To The Barricades…Or Maybe Not
I got an urgent email yesterday from a good friend telling me to "PLEASE FORWARD THIS TO EVERYONE YOU KNOW!" and urging me to "publicize" a threatened "loud and ambitious" boycott campaign against Estee Lauder products by "the world's Arab and Muslim community." Failure to comply could be catastrophic, warned the message: "Send this to everyone who doesn't want another Holocaust."
If you're a regular reader of The Jewish Week, you've probably received this warning or similar calls to the barricades warning of impending doom and threats to the survival of Israel and the Jewish people.
Unfortunately, it is too easy to press the "forward" or "sent" button on the email program than to check out whether what you're sending to everyone you know – and many you don't – is true or false.
It's easy enough to find out, just Google the subject ("Estee Lauder boycott") or go to Snopes.com. They're both reliable and informative.
The email message instructs readers that the way to "combat this boycott" by "the world's Arab and Muslim community" of Estee Lauder Corporation is to "go out and buy as much Estee Lauder and Clique products as possible."

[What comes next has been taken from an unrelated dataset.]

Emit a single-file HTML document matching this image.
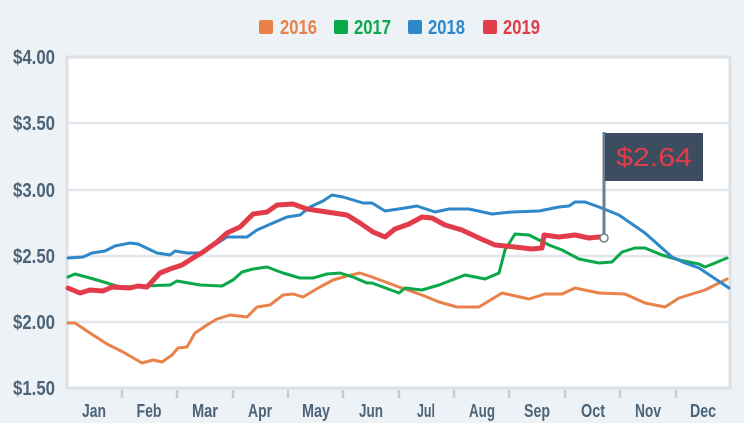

There actually was a call for an Estee Lauder boycott – in 2001, not 2012. And it wasn't issued by "the world's Arab and Muslim community" but by American Muslims for Jerusalem, an obscure Washington-based political organization that doesn't even exist any longer and hasn't since at least 2007, according to Daniel Pipes, who closely follows such groups. A call to the group's phone number said it is no longer in service, and I could not find a web page or other listing for it.
Snopes said "if there's a boycott or counter-boycott going on," Estee Lauder's income statement shows no evidence.
It may be that the only ones to take the boycott threat seriously were those who spread the alarm. Presumably they have a lifetime supply of cosmetics to help them save face.